## Written exercise
Output the material exactly, but drop every image it holds.

## Information supplied

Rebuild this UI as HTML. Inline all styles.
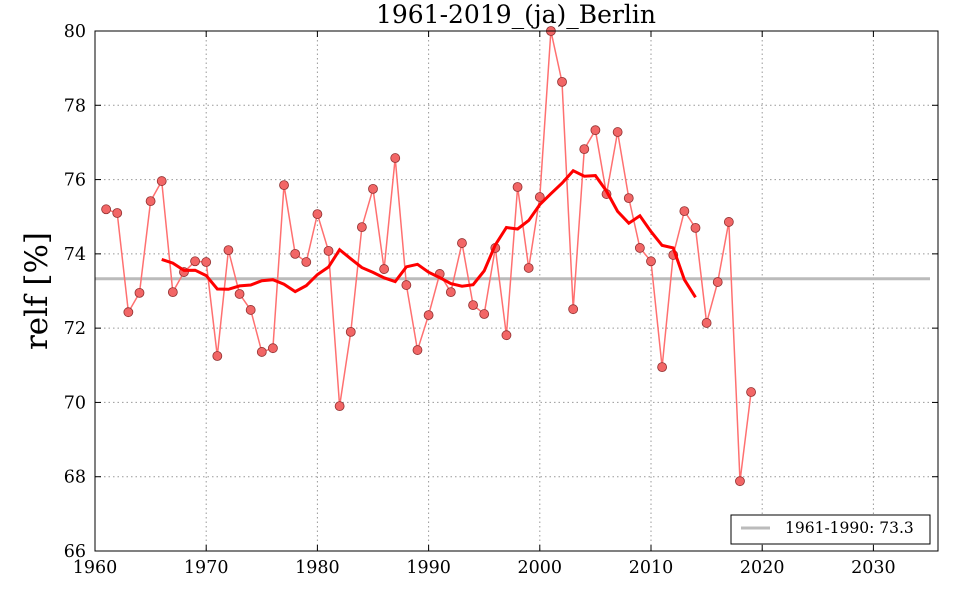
<!DOCTYPE html>
<html><head><meta charset="utf-8"><style>
html,body{margin:0;padding:0;background:#fff;}
svg{display:block;font-family:"DejaVu Serif","Liberation Serif",serif;}
</style></head><body>
<svg id="s" width="960" height="600" xmlns="http://www.w3.org/2000/svg"></svg>
<script>
const s=document.getElementById('s');
const L=95,R=938,T=31,B=551;
const X=y=>L+(y-1960)*111.2/10;
const Y=v=>T+(80-v)*(B-T)/14;
const vals=[75.2,75.1,72.43,72.95,75.42,75.96,72.97,73.51,73.8,73.78,71.25,74.1,72.92,72.49,71.36,71.46,75.85,74.0,73.78,75.07,74.08,69.9,71.9,74.72,75.75,73.59,76.58,73.16,71.41,72.35,73.46,72.97,74.29,72.62,72.38,74.16,71.81,75.8,73.62,75.53,80.0,78.63,72.51,76.82,77.33,75.61,77.28,75.5,74.16,73.8,70.95,73.97,75.15,74.7,72.14,73.24,74.86,67.88,70.28];
let h='';
for(let yr=1970;yr<=2030;yr+=10){const x=X(yr);h+=`<line x1="${x}" y1="${T}" x2="${x}" y2="${B}" stroke="#999" stroke-dasharray="1.5,3" stroke-width="1"/>`;}
for(let v=68;v<=78;v+=2){const y=Y(v);h+=`<line x1="${L}" y1="${y}" x2="${R}" y2="${y}" stroke="#999" stroke-dasharray="1.5,3" stroke-width="1"/>`;}
h+=`<line x1="${L}" y1="${Y(73.33)}" x2="930" y2="${Y(73.33)}" stroke="#bbb" stroke-width="3"/>`;
let p=vals.map((v,i)=>X(1961+i).toFixed(1)+','+Y(v).toFixed(1)).join(' ');
h+=`<polyline points="${p}" fill="none" stroke="#ff7070" stroke-width="1.5"/>`;
vals.forEach((v,i)=>{h+=`<circle cx="${X(1961+i)}" cy="${Y(v)}" r="4.5" fill="#f26666" stroke="#903030" stroke-width="0.8"/>`;});
let rp=[];for(let i=5;i+5<vals.length;i++){let m=0;for(let j=i-5;j<=i+5;j++)m+=vals[j];m/=11;rp.push(X(1961+i).toFixed(1)+','+Y(m).toFixed(1));}
h+=`<polyline points="${rp.join(' ')}" fill="none" stroke="#f00" stroke-width="3"/>`;
h+=`<rect x="${L}" y="${T}" width="${R-L}" height="${B-T}" fill="none" stroke="#000" stroke-width="1"/>`;
for(let yr=1960;yr<=2030;yr+=10){const x=X(yr);h+=`<line x1="${x}" y1="${B}" x2="${x}" y2="${B-6}" stroke="#000"/><line x1="${x}" y1="${T}" x2="${x}" y2="${T+6}" stroke="#000"/><text x="${x}" y="${B+22}" font-size="17.5" text-anchor="middle">${yr}</text>`;}
for(let v=66;v<=80;v+=2){const y=Y(v);h+=`<line x1="${L}" y1="${y}" x2="${L+6}" y2="${y}" stroke="#000"/><line x1="${R}" y1="${y}" x2="${R-6}" y2="${y}" stroke="#000"/><text x="${L-9}" y="${y+6}" font-size="17.5" text-anchor="end">${v}</text>`;}
h+=`<text x="516" y="23" font-size="25" text-anchor="middle">1961-2019_(ja)_Berlin</text>`;
h+=`<text transform="translate(47,291) rotate(-90)" font-size="31" text-anchor="middle">relf [%]</text>`;
h+=`<rect x="731" y="515" width="199" height="29" fill="#fff" stroke="#000"/><line x1="741" y1="528" x2="770" y2="528" stroke="#bbb" stroke-width="3"/><text x="785" y="533" font-size="15.5">1961-1990: 73.3</text>`;
s.innerHTML=h;
</script>
</body></html>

## Expected output
Rebuild this UI as HTML. Inline all styles.
<!DOCTYPE html>
<html><head><meta charset="utf-8"><style>
html,body{margin:0;padding:0;background:#fff;}
svg{display:block;font-family:"DejaVu Serif","Liberation Serif",serif;}
</style></head><body>
<svg id="s" width="960" height="600" xmlns="http://www.w3.org/2000/svg"></svg>
<script>
const s=document.getElementById('s');
const L=95,R=938,T=31,B=551;
const X=y=>L+(y-1960)*111.2/10;
const Y=v=>T+(80-v)*(B-T)/14;
const vals=[75.2,75.1,72.43,72.95,75.42,75.96,72.97,73.51,73.8,73.78,71.25,74.1,72.92,72.49,71.36,71.46,75.85,74.0,73.78,75.07,74.08,69.9,71.9,74.72,75.75,73.59,76.58,73.16,71.41,72.35,73.46,72.97,74.29,72.62,72.38,74.16,71.81,75.8,73.62,75.53,80.0,78.63,72.51,76.82,77.33,75.61,77.28,75.5,74.16,73.8,70.95,73.97,75.15,74.7,72.14,73.24,74.86,67.88,70.28];
let h='';
for(let yr=1970;yr<=2030;yr+=10){const x=X(yr);h+=`<line x1="${x}" y1="${T}" x2="${x}" y2="${B}" stroke="#999" stroke-dasharray="1.5,3" stroke-width="1"/>`;}
for(let v=68;v<=78;v+=2){const y=Y(v);h+=`<line x1="${L}" y1="${y}" x2="${R}" y2="${y}" stroke="#999" stroke-dasharray="1.5,3" stroke-width="1"/>`;}
h+=`<line x1="${L}" y1="${Y(73.33)}" x2="930" y2="${Y(73.33)}" stroke="#bbb" stroke-width="3"/>`;
let p=vals.map((v,i)=>X(1961+i).toFixed(1)+','+Y(v).toFixed(1)).join(' ');
h+=`<polyline points="${p}" fill="none" stroke="#ff7070" stroke-width="1.5"/>`;
vals.forEach((v,i)=>{h+=`<circle cx="${X(1961+i)}" cy="${Y(v)}" r="4.5" fill="#f26666" stroke="#903030" stroke-width="0.8"/>`;});
let rp=[];for(let i=5;i+5<vals.length;i++){let m=0;for(let j=i-5;j<=i+5;j++)m+=vals[j];m/=11;rp.push(X(1961+i).toFixed(1)+','+Y(m).toFixed(1));}
h+=`<polyline points="${rp.join(' ')}" fill="none" stroke="#f00" stroke-width="3"/>`;
h+=`<rect x="${L}" y="${T}" width="${R-L}" height="${B-T}" fill="none" stroke="#000" stroke-width="1"/>`;
for(let yr=1960;yr<=2030;yr+=10){const x=X(yr);h+=`<line x1="${x}" y1="${B}" x2="${x}" y2="${B-6}" stroke="#000"/><line x1="${x}" y1="${T}" x2="${x}" y2="${T+6}" stroke="#000"/><text x="${x}" y="${B+22}" font-size="17.5" text-anchor="middle">${yr}</text>`;}
for(let v=66;v<=80;v+=2){const y=Y(v);h+=`<line x1="${L}" y1="${y}" x2="${L+6}" y2="${y}" stroke="#000"/><line x1="${R}" y1="${y}" x2="${R-6}" y2="${y}" stroke="#000"/><text x="${L-9}" y="${y+6}" font-size="17.5" text-anchor="end">${v}</text>`;}
h+=`<text x="516" y="23" font-size="25" text-anchor="middle">1961-2019_(ja)_Berlin</text>`;
h+=`<text transform="translate(47,291) rotate(-90)" font-size="31" text-anchor="middle">relf [%]</text>`;
h+=`<rect x="731" y="515" width="199" height="29" fill="#fff" stroke="#000"/><line x1="741" y1="528" x2="770" y2="528" stroke="#bbb" stroke-width="3"/><text x="785" y="533" font-size="15.5">1961-1990: 73.3</text>`;
s.innerHTML=h;
</script>
</body></html>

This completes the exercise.